A ¹H NMR Study of the DNA Binding of Ruthenium(H) Polypyridyl Complexes

H NMR spectroscopy was used to study the oligonucleotide binding of the Δ enantiomers of [Ru(phen)₂L]²⁺ where the bidentate ligand L is 1,10-phenanthroline (phen), dipyrido[3,2-d:2′,3′-f]quinoxaline (dpq) or dipyrido[3,2-a:2′3′-c](6,7,8,9-tetrahydro)phenazine (dpqC). The data from one- and two-dimensional NMR experiments of the oligonucleotide - metal complex binding suggest that all three ruthenium(II) polypyridyl complexes bind in the DNA minor groove.

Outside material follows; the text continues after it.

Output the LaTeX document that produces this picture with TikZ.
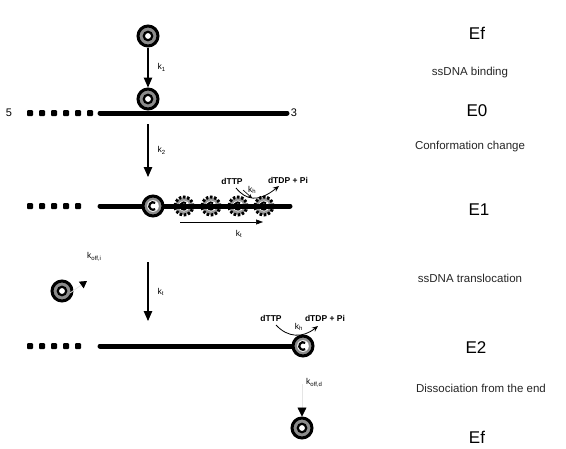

While a minimally intercalated oligonucleotide binding mode may be proposed for Δ-[Ru(phen)₃]²⁺, the NMR data clearly indicate that Δ-[Ru(phen)₂dpq]²⁺ binds the hexanucleotide d(GTCGAC)₂ by intercalation, of the dpq ligand, from the minor groove. This demonstrates that metallointercalators can intercalate from the DNA minor groove. Molecular modeling of the metal complex in the intercalation site suggests that Δ-[Ru(phen)₂dpq]²⁺ binds in a "head-on" fashion with the phenanthroline rings in the minor groove and the dpq ligand inserted into the nucleotide base stack. NOESY experiments of the binding of Δ-[Ru-(phen)₂dpq]₂₊ with d(GTCGAC)₂ and d(TCGGGATCCCGA)₂ suggest that intercalation from the minor groove is favored at purine-purine/pyrimidine-pyrimidine sequences for this complex. The syntheses of Δ-[Ru-(phen)₂dpq]²⁺ and Δ-[Ru(phen)₂dpqC]²⁺ are reported along with crystal structure of [Ru(phen)₂dpq](PF₆)₂ (monoclinic crystal system, space group P2₁/c, Z = 4, a = 9.483(2) Å, b = 33.374(6) Å, c = 12.900(3) Å, β = 110.05(2)°, V= 3835(2) Å3).